TASK GOAL: Reproduce the lines of the material exactly, excluding every image.
━━━━━━━━
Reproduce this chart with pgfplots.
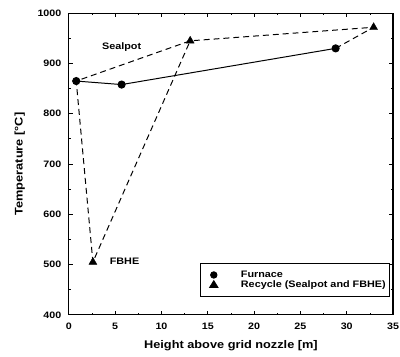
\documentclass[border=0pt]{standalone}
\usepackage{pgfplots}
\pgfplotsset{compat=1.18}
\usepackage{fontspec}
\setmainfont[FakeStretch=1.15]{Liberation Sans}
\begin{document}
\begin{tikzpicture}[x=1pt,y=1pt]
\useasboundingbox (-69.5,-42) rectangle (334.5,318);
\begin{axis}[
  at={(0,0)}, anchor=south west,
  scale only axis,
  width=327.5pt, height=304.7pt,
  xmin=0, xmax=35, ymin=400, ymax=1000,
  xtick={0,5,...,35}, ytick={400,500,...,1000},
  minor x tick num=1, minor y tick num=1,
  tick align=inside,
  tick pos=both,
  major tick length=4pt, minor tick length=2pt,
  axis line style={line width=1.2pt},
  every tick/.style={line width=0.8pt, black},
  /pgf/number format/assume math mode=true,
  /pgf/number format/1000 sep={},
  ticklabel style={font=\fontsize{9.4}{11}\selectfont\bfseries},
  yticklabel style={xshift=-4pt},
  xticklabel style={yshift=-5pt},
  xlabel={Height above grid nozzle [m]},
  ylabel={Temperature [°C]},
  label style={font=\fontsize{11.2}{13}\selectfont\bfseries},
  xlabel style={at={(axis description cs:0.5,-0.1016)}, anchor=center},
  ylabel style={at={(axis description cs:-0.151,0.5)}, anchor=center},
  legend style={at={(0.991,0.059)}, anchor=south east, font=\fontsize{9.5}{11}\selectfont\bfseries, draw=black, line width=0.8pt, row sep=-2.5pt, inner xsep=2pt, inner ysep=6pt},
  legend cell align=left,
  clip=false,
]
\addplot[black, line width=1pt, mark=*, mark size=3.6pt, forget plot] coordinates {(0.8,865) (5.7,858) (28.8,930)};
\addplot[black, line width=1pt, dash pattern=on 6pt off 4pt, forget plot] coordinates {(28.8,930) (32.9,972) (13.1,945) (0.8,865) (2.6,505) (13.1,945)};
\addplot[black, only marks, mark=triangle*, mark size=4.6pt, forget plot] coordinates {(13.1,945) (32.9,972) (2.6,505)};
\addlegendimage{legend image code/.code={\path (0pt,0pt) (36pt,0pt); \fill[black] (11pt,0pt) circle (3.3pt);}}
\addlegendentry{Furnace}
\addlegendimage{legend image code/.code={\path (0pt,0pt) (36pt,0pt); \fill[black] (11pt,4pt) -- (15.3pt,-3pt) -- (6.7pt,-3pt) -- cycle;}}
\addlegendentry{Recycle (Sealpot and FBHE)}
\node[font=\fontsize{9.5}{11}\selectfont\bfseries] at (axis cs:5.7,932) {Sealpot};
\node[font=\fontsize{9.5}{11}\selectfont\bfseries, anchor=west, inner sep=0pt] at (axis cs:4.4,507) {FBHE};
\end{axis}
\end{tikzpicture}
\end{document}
━━━━━━━━
SOLUTION:
Reproduce this chart with pgfplots.
\documentclass[border=0pt]{standalone}
\usepackage{pgfplots}
\pgfplotsset{compat=1.18}
\usepackage{fontspec}
\setmainfont[FakeStretch=1.15]{Liberation Sans}
\begin{document}
\begin{tikzpicture}[x=1pt,y=1pt]
\useasboundingbox (-69.5,-42) rectangle (334.5,318);
\begin{axis}[
  at={(0,0)}, anchor=south west,
  scale only axis,
  width=327.5pt, height=304.7pt,
  xmin=0, xmax=35, ymin=400, ymax=1000,
  xtick={0,5,...,35}, ytick={400,500,...,1000},
  minor x tick num=1, minor y tick num=1,
  tick align=inside,
  tick pos=both,
  major tick length=4pt, minor tick length=2pt,
  axis line style={line width=1.2pt},
  every tick/.style={line width=0.8pt, black},
  /pgf/number format/assume math mode=true,
  /pgf/number format/1000 sep={},
  ticklabel style={font=\fontsize{9.4}{11}\selectfont\bfseries},
  yticklabel style={xshift=-4pt},
  xticklabel style={yshift=-5pt},
  xlabel={Height above grid nozzle [m]},
  ylabel={Temperature [°C]},
  label style={font=\fontsize{11.2}{13}\selectfont\bfseries},
  xlabel style={at={(axis description cs:0.5,-0.1016)}, anchor=center},
  ylabel style={at={(axis description cs:-0.151,0.5)}, anchor=center},
  legend style={at={(0.991,0.059)}, anchor=south east, font=\fontsize{9.5}{11}\selectfont\bfseries, draw=black, line width=0.8pt, row sep=-2.5pt, inner xsep=2pt, inner ysep=6pt},
  legend cell align=left,
  clip=false,
]
\addplot[black, line width=1pt, mark=*, mark size=3.6pt, forget plot] coordinates {(0.8,865) (5.7,858) (28.8,930)};
\addplot[black, line width=1pt, dash pattern=on 6pt off 4pt, forget plot] coordinates {(28.8,930) (32.9,972) (13.1,945) (0.8,865) (2.6,505) (13.1,945)};
\addplot[black, only marks, mark=triangle*, mark size=4.6pt, forget plot] coordinates {(13.1,945) (32.9,972) (2.6,505)};
\addlegendimage{legend image code/.code={\path (0pt,0pt) (36pt,0pt); \fill[black] (11pt,0pt) circle (3.3pt);}}
\addlegendentry{Furnace}
\addlegendimage{legend image code/.code={\path (0pt,0pt) (36pt,0pt); \fill[black] (11pt,4pt) -- (15.3pt,-3pt) -- (6.7pt,-3pt) -- cycle;}}
\addlegendentry{Recycle (Sealpot and FBHE)}
\node[font=\fontsize{9.5}{11}\selectfont\bfseries] at (axis cs:5.7,932) {Sealpot};
\node[font=\fontsize{9.5}{11}\selectfont\bfseries, anchor=west, inner sep=0pt] at (axis cs:4.4,507) {FBHE};
\end{axis}
\end{tikzpicture}
\end{document}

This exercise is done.